Since pioneering this fiction, Mr. Rove has proved to be no Mother Teresa of a social welfare advocate, as he strategizes obsessively for Republican hegemony. His group has spent $330 million on election ads and candidate support since it was created in 2010, after the Supreme Court freed corporations and unions from political spending limits, according to the center’s watchdog blog, Open Secrets. The dodge has become bipartisan, with President Obama’s re-election helped by the Democrats’ Priorities USA Action operation as a “social welfare” organization under section 501©(4) of the tax code.
When he first ran, Mr. Obama promised to fight for reform of big-money politics, but he failed to follow through. Similar vows are being heard from the candidates for the Democratic nomination this year. Senator Bernie Sanders so far has been riding a wave of small donations, while Hillary Clinton, aided by “super PACs” and small donors, is promising to rein in the special-interest money driving the current campaign. Republican candidates would rather talk about walling off Mexico and ending Obamacare, even as they profit from operations like Mr. Rove’s.

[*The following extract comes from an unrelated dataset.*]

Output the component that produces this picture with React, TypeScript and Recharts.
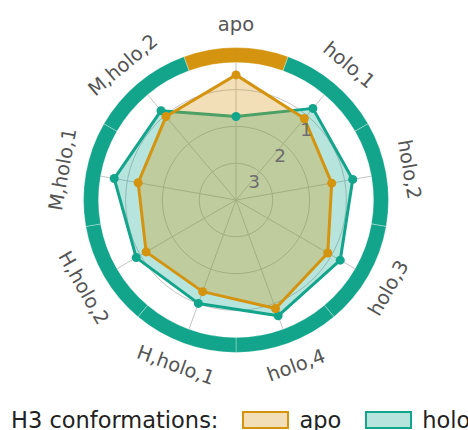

The public’s voice is sorely needed on an issue that is at the very heart of concern over an affluent minority’s growing power in American politics. Trying to portray sheer check-writing power as a “social welfare” benefit insults honest taxpayers. “Operating for the benefit of one particular candidate or party, it’s hard to say that’s not private benefit,” Marcus Owens, the former I.R.S. director of exempt organizations, told ProPublica in reacting to the agency’s misguided blessing of the Rove machine.